Message queues are a great way to distribute data across microservices and for asynchronous communication. Our team uses queues to handle the following:

communication between microservices;
for extracting long running jobs and decoupling;
to handle request spikes;
pub-sub.

Queues are inevitable if you want highly-scalable applications and a fault tolerant infrastructure, but they can also be potentially disastrous.

In this post, I’ll outline the top 3 most common pitfalls based on our experience. Keep in mind that we work with AWS and this article is from SQS perspective. If you are using other tools, the situation might be different.

Out of order deliveries

AWS promises that Standard queues provide “best-effort ordering” which means that messages may occasionally be delivered in a different order than the one they were originally sent in. In many use cases that’s not a problem, but if you application depends on persistence (e.g. a message is dependent on another message’s delivery), you will eventually end up in trouble.

Two options here:

Configure your backend so that it would return the premature message to the queue if it can’t be processed properly;
use FIFO queues that guarantees messages are delivered in the same order they were sent, but keep in mind that FIFO queues can handle up to 300 transactions per second (Standard queues can handle unlimited number of transactions) so that can quickly become a bottleneck for your application.
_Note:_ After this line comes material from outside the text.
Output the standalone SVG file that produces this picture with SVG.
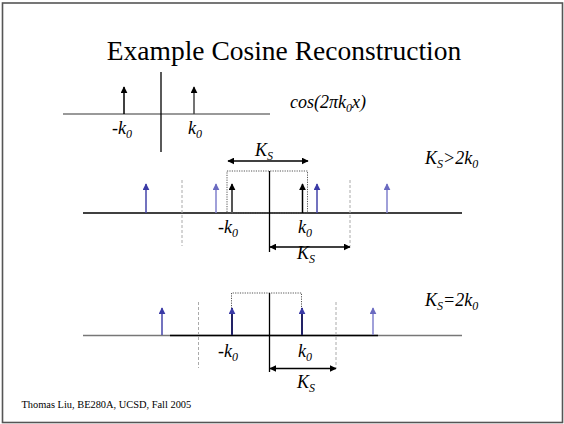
<svg xmlns="http://www.w3.org/2000/svg" width="564" height="424" viewBox="0 0 564 424" font-family="'Liberation Serif', 'Times New Roman', 'DejaVu Serif', serif">
<defs>
<style>
.it{font-style:italic;font-size:18px}
.sb{font-size:12px}
.ax{stroke:#000;stroke-width:1.3;fill:none}
.gax{stroke:#777;stroke-width:1.3;fill:none}
.dash{stroke:#aaa;stroke-width:1;stroke-dasharray:3,2;fill:none}
.dot{stroke:#555;stroke-width:1;stroke-dasharray:1.2,1.2;fill:none}
.blk{stroke:#000;stroke-width:1.5;marker-end:url(#hb)}
.gry{stroke:#555;stroke-width:2;marker-end:url(#hb)}
.b1{stroke:#4444aa;stroke-width:1.5;marker-end:url(#hblue)}
.b2{stroke:#8080cc;stroke-width:1.5;marker-end:url(#hlb)}
.b3{stroke:#222266;stroke-width:2;marker-end:url(#hblue)}
.dim{stroke:#000;stroke-width:1.3;marker-start:url(#hs);marker-end:url(#hb)}
</style>
<marker id="hb" viewBox="0 0 10 10" refX="9" refY="5" markerWidth="7" markerHeight="7" markerUnits="userSpaceOnUse" orient="auto"><path d="M0,0 L10,5 L0,10 z" fill="#000"/></marker>
<marker id="hs" viewBox="0 0 10 10" refX="1" refY="5" markerWidth="7" markerHeight="7" markerUnits="userSpaceOnUse" orient="auto"><path d="M10,0 L0,5 L10,10 z" fill="#000"/></marker>
<marker id="hblue" viewBox="0 0 10 10" refX="9" refY="5" markerWidth="7" markerHeight="7" markerUnits="userSpaceOnUse" orient="auto"><path d="M0,0 L10,5 L0,10 z" fill="#3a3aa6"/></marker>
<marker id="hlb" viewBox="0 0 10 10" refX="9" refY="5" markerWidth="7" markerHeight="7" markerUnits="userSpaceOnUse" orient="auto"><path d="M0,0 L10,5 L0,10 z" fill="#6a6ac0"/></marker>
</defs>
<rect x="0" y="0" width="564" height="424" fill="#fff"/>
<rect x="2.5" y="3" width="560" height="419.5" fill="none" stroke="#555" stroke-width="1.6"/>

<g id="title"><text x="284" y="60" font-size="27.5" text-anchor="middle">Example Cosine Reconstruction</text></g>

<g id="top-plot">
<line class="gax" x1="63" y1="114" x2="270" y2="114"/>
<line class="ax" x1="161" y1="72" x2="161" y2="152"/>
<line class="blk" x1="124" y1="114" x2="124" y2="87"/>
<line class="gry" style="stroke-width:1.5;stroke:#444" x1="194" y1="114" x2="194" y2="87"/>
<text class="it" x="112" y="134">-k<tspan class="sb" dy="4">0</tspan></text>
<text class="it" x="188" y="134">k<tspan class="sb" dy="4">0</tspan></text>
<text class="it" x="290" y="108">cos(2πk<tspan class="sb" dy="4">0</tspan><tspan dy="-4">x)</tspan></text>
</g>

<g id="middle-plot">
<line class="ax" x1="83" y1="213" x2="462" y2="213"/>
<rect class="dot" x="227" y="171" width="80.5" height="42"/>
<line class="ax" x1="269.5" y1="171" x2="269.5" y2="252"/>
<line class="dash" x1="182" y1="180" x2="182" y2="246"/>
<line class="dash" x1="350" y1="180" x2="350" y2="246"/>
<line class="b1" x1="146" y1="213" x2="146" y2="184"/>
<line class="b2" x1="216" y1="213" x2="216" y2="184"/>
<line class="b1" x1="317" y1="213" x2="317" y2="184"/>
<line class="b2" x1="387" y1="213" x2="387" y2="184"/>
<line class="gry" x1="232" y1="213" x2="232" y2="184"/>
<line class="blk" x1="302.5" y1="213" x2="302.5" y2="184"/>
<text class="it" x="218" y="233">-k<tspan class="sb" dy="4">0</tspan></text>
<text class="it" x="298" y="233">k<tspan class="sb" dy="4">0</tspan></text>
<text class="it" x="425" y="164">K<tspan class="sb" dy="4">S</tspan><tspan dy="-4">&gt;2k</tspan><tspan class="sb" dy="4">0</tspan></text>
</g>

<g id="bottom-plot">
<line class="gax" x1="83" y1="335.5" x2="462" y2="335.5"/>
<line class="ax" x1="170" y1="335.5" x2="378" y2="335.5"/>
<polyline class="dot" points="231.5,335 231.5,293 301.5,293 301.5,335"/>
<line class="ax" x1="269.5" y1="293" x2="269.5" y2="372"/>
<line class="dash" x1="198.5" y1="302" x2="198.5" y2="368"/>
<line class="dash" x1="336" y1="302" x2="336" y2="368"/>
<line class="b1" x1="162" y1="335" x2="162" y2="308"/>
<line class="b3" x1="232" y1="335" x2="232" y2="308"/>
<line class="b3" x1="302" y1="335" x2="302" y2="308"/>
<line class="b2" x1="373" y1="335" x2="373" y2="308"/>
<text class="it" x="218" y="357">-k<tspan class="sb" dy="4">0</tspan></text>
<text class="it" x="298" y="357">k<tspan class="sb" dy="4">0</tspan></text>
<text class="it" x="425" y="306">K<tspan class="sb" dy="4">S</tspan><tspan dy="-4">=2k</tspan><tspan class="sb" dy="4">0</tspan></text>
</g>

<g id="connectors">
<line class="dim" x1="228" y1="161" x2="308" y2="161"/>
<line class="dim" x1="270" y1="247" x2="350" y2="247"/>
<line class="dim" x1="270" y1="368.5" x2="336" y2="368.5"/>
<text class="it" x="255" y="156">K<tspan class="sb" dy="4">S</tspan></text>
<text class="it" x="297" y="259">K<tspan class="sb" dy="4">S</tspan></text>
<text class="it" x="297" y="388">K<tspan class="sb" dy="4">S</tspan></text>
</g>

<g id="footer"><text x="21.5" y="408" font-size="10.4">Thomas Liu, BE280A, UCSD, Fall 2005</text></g>
</svg>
If it’s possible, always stick with option 1 as it would ensure high throughput.

Multiple deliveries

Standard SQS queues guarantee at least one delivery which means that from time to time a message will be delivered twice. This occurs because of AWS’s severe parallelization for the sake of high-availability. It may sound a little innocent at first if you are using queues to send emails and convert documents, but now imagine a customer being charged twice for the same order.

Depending on the situation there are couple scenarios that might be appropriate:

attach an identifier to the message and then validate that identifier’s uniqueness;
check with the submitter whether the action still hasn’t been completed;
again, use FIFO while being cautions of their scalability limitations.

No delivery confirmations

When a messages is sent to the queue, the submitter would always receive a success response for the message submission, but never a response that indicates whether the message has been successfully processed or not. That can be limiting, but at the end, it’s part of the asynchronous communication paradigm.

If you need a delivery confirmation, consider the following potential solutions:

create an SNS topic, subscribe the interested parties and publish the result there;
send an email if the result is something the user is interested in.